Кроме того, деньги, получаемые местным населением на медвежьей охоте довольно хорошо видны на фоне общей жуткой нищеты в северных поселках – нищеты, которую так же искусственно и поддерживает местная власть.
Так что в ситуации с медвежьей охотой, наша власть делает то, что ей лучше всего удается – она борется с тем бизнесом, который имеет шанс обрести максимальную прозрачность.
К чему реально приведет запрет весенней охоты на бурого медведя на Камчатке?

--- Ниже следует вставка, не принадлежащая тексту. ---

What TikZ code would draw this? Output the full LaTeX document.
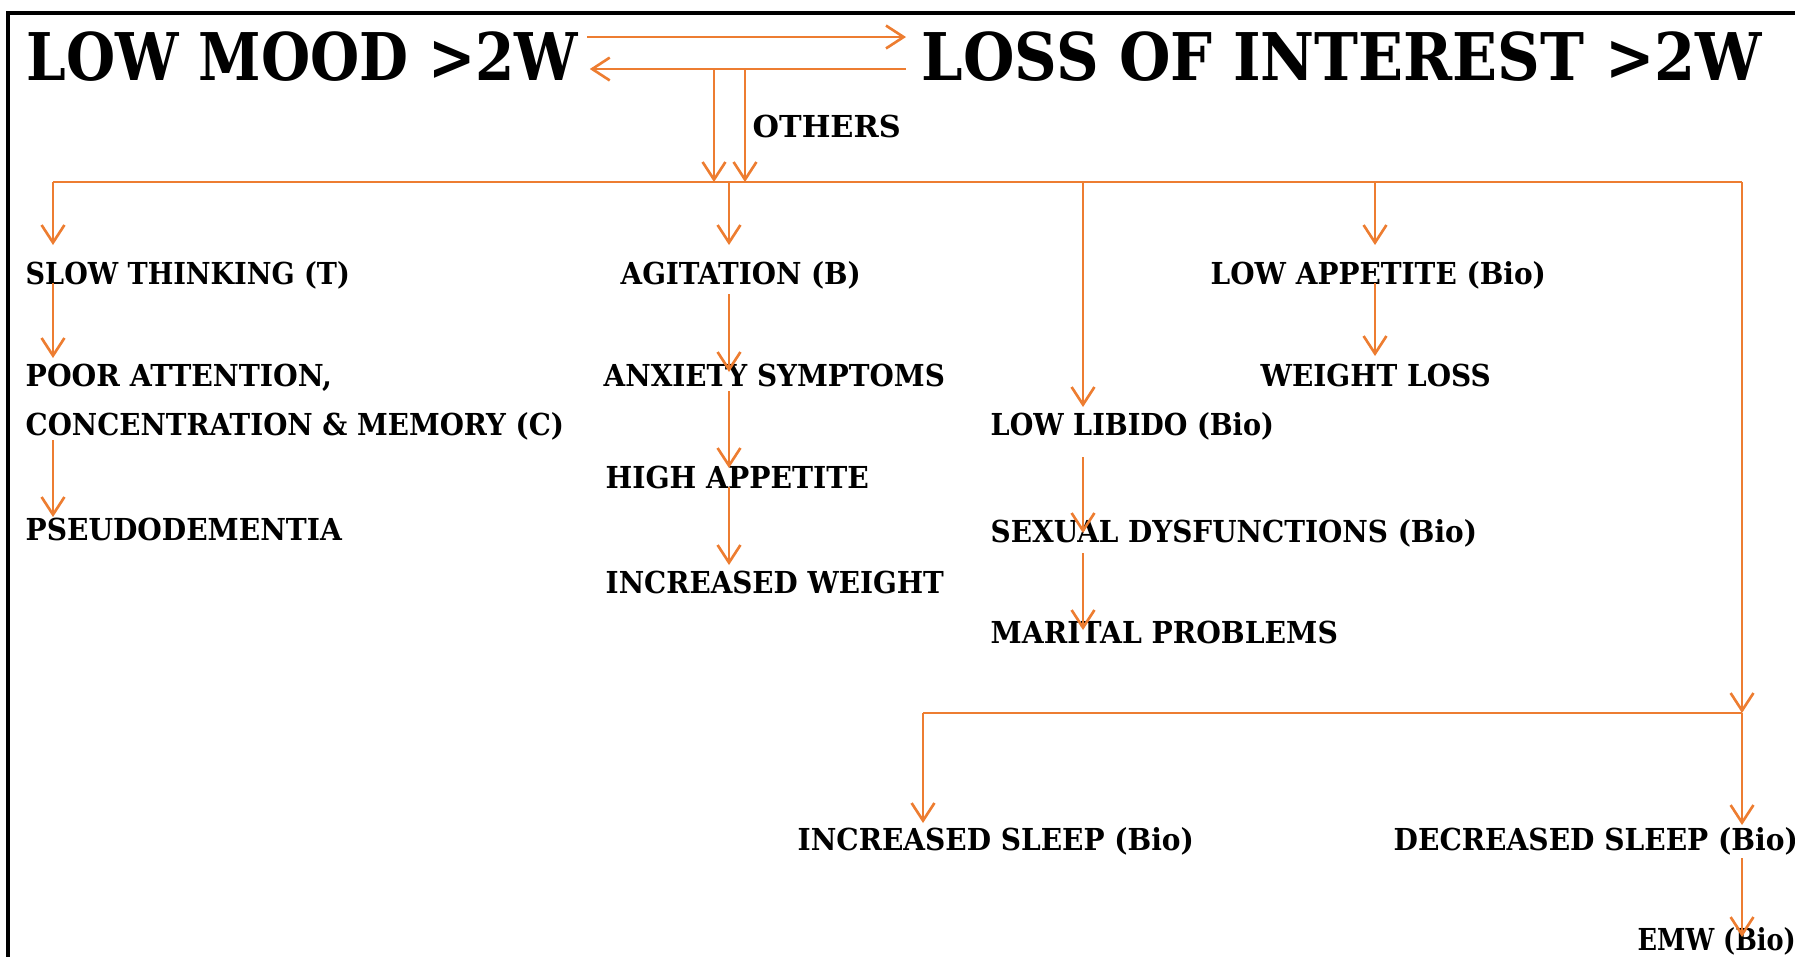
\documentclass[tikz,border=0pt]{standalone}
\usepackage{fontspec}
\setmainfont{DejaVu Serif}
\usepackage{graphicx}
\usetikzlibrary{calc, arrows.meta, positioning}

\definecolor{flowline}{HTML}{ED7D31}
\newcommand{\fitw}[2]{\resizebox{#1mm}{\height}{#2}}

\tikzset{
    wire/.style={draw=flowline, line width=0.75pt},
    arr/.style={wire, -{Straight Barb[length=5pt, width=6.5pt, line width=0.75pt]}},
    ttl/.style={anchor=base west, inner sep=0pt, font=\fontsize{18.7}{22}\selectfont\bfseries},
    lbl/.style={anchor=base west, inner sep=0pt, font=\fontsize{8.6}{10}\selectfont\bfseries},
}

\begin{document}
\begin{tikzpicture}[x=0.01cm, y=-0.01cm]
    \useasboundingbox (0,0) rectangle (1795,956);
    \draw[line width=0.9pt] (8,960) -- (8,13) -- (1800,13);

    % headings
    \node[ttl] (mood) at (26,80) {\fitw{55.1}{LOW MOOD >2W}};
    \node[ttl] (loss) at (921,80) {\fitw{84.0}{LOSS OF INTEREST >2W}};
    \node[lbl] (others) at (752,137) {\fitw{14.8}{OTHERS}};

    \coordinate (hiY) at (0,37);
    \coordinate (loY) at (0,69);
    \coordinate (dropA) at (714,69);
    \coordinate (dropB) at (745,69);

    % columns on the main bus
    \coordinate (c1) at (53,182);
    \coordinate (c2) at (729,182);
    \coordinate (c3) at (1083,182);
    \coordinate (c4) at (1375,182);
    \coordinate (c5) at (1742,182);
    % sleep bus
    \coordinate (s1) at (923,713);
    \coordinate (s2) at (1742,713);

    % column 1
    \node[lbl] (slow) at (25,284) {\fitw{32.4}{SLOW THINKING (T)}};
    \node[lbl] (poor) at (25,386) {\fitw{30.6}{POOR ATTENTION,}};
    \node[lbl] (conc) at (25,435) {\fitw{53.8}{CONCENTRATION \& MEMORY (C)}};
    \node[lbl] (pseudo) at (25,540) {\fitw{31.6}{PSEUDODEMENTIA}};

    % column 2
    \node[lbl] (agit) at (620,284) {\fitw{24.0}{AGITATION (B)}};
    \node[lbl] (anx) at (603,386) {\fitw{34.1}{ANXIETY SYMPTOMS}};
    \node[lbl] (high) at (605,488) {\fitw{26.3}{HIGH APPETITE}};
    \node[lbl] (incw) at (605,593) {\fitw{33.8}{INCREASED WEIGHT}};

    % column 3
    \node[lbl] (libido) at (990,435) {\fitw{28.3}{LOW LIBIDO (Bio)}};
    \node[lbl] (sexual) at (990,542) {\fitw{48.6}{SEXUAL DYSFUNCTIONS (Bio)}};
    \node[lbl] (marital) at (990,643) {\fitw{34.7}{MARITAL PROBLEMS}};

    % column 4
    \node[lbl] (lowapp) at (1210,284) {\fitw{33.5}{LOW APPETITE (Bio)}};
    \node[lbl] (wloss) at (1260,386) {\fitw{23.0}{WEIGHT LOSS}};

    % sleep
    \node[lbl] (incsleep) at (797,850) {\fitw{39.6}{INCREASED SLEEP (Bio)}};
    \node[lbl] (decsleep) at (1393,850) {\fitw{40.4}{DECREASED SLEEP (Bio)}};
    \node[lbl] (emw) at (1637,950) {\fitw{15.8}{EMW (Bio)}};

    % between the headings
    \draw[arr] ($(mood.east |- hiY)+(8,0)$) -- ($(loss.west |- hiY)+(-15,0)$);
    \draw[arr] ($(loss.west |- loY)+(-15,0)$) -- ($(mood.east |- loY)+(11,0)$);
    \draw[arr] (dropA) -- (dropA |- c1);
    \draw[arr] (dropB) -- (dropB |- c1);

    % main bus
    \draw[wire] (c1) -- (c5);
    \draw[arr] (c1) -- ($(c1 |- slow.base)+(0,-39)$);
    \draw[arr] (c2) -- ($(c2 |- agit.base)+(0,-39)$);
    \draw[arr] (c3) -- ($(c3 |- libido.base)+(0,-28)$);
    \draw[arr] (c4) -- ($(c4 |- lowapp.base)+(0,-39)$);
    \draw[arr] (c5) -- (s2);

    \draw[arr] ($(c1 |- slow.base)+(0,-1)$) -- ($(c1 |- poor.base)+(0,-28)$);
    \draw[arr] ($(c1 |- conc.base)+(0,5)$) -- ($(c1 |- pseudo.base)+(0,-23)$);

    \draw[arr] ($(c2 |- agit.base)+(0,10)$) -- ($(c2 |- anx.base)+(0,-14)$);
    \draw[arr] ($(c2 |- anx.base)+(0,5)$) -- ($(c2 |- high.base)+(0,-20)$);
    \draw[arr] ($(c2 |- high.base)+(0,-1)$) -- ($(c2 |- incw.base)+(0,-28)$);

    \draw[arr] ($(c3 |- libido.base)+(0,22)$) -- ($(c3 |- sexual.base)+(0,-9)$);
    \draw[arr] ($(c3 |- sexual.base)+(0,11)$) -- ($(c3 |- marital.base)+(0,-13)$);

    \draw[arr] ($(c4 |- lowapp.base)+(0,-1)$) -- ($(c4 |- wloss.base)+(0,-30)$);

    % sleep bus
    \draw[wire] (s1) -- (s2);
    \draw[arr] (s1) -- ($(s1 |- incsleep.base)+(0,-27)$);
    \draw[arr] (s2) -- ($(s2 |- decsleep.base)+(0,-25)$);
    \draw[arr] ($(s2 |- decsleep.base)+(0,8)$) -- ($(s2 |- emw.base)+(0,-13)$);

\end{tikzpicture}
\end{document}
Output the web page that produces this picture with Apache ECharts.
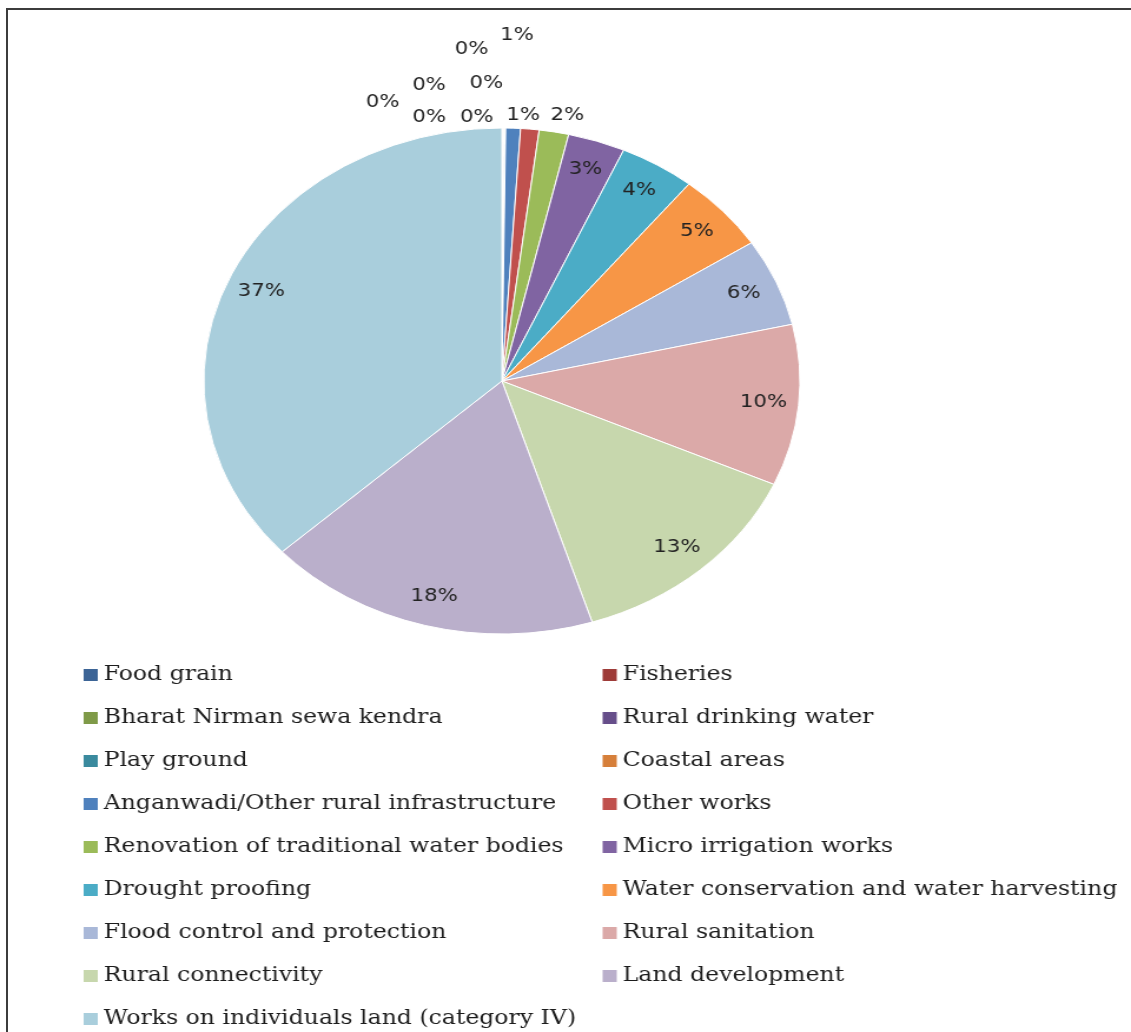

Уже сейчас сопредельные регионы ломятся от предложений охотников приехать к ним в гости. Создаются новые фирмы, компании, уже было увядшие одиночки-аутфиттеры расправляют плечи и закручивают усы. Естественно, нынешнее нашествие на сопредельные территории кончится ничем. Ну, почти ничем. Как ни крути, камчатских медведей заменить на Дальнем Востоке нечем. И как бы ни печатали владельцы аутфиттерских компаний Магадана и Хабаровска в своих буклетах «Мы обещаем качество камчатских трофеев на непосредственно примыкающих к Камчатке территориях», это будет неправда, и клиенты после первой охоты это поймут.
И неминуемо запросятся обратно.
Запрет весенней охоты на Камчатке продержится, скорее всего, года два. Он будет иметь два результата. Во-первых, значительная часть камчатских угодий сменит своих хозяев. Во-вторых, новые хозяева угодий сразу же после открытия охоты поднимут цену. Где-то на тысячу–две долларов. В бизнесе такой скачок вообще-то принято считать гигантским.
Будет и третий результат. Часть бывших камчатских клиентов освоит новые территории, и на Камчатку уже не вернется. Но это будет уже не страшно. Количество состоятельных людей с ружьями во всем мире увеличивается, а количество медведей остается стабильным.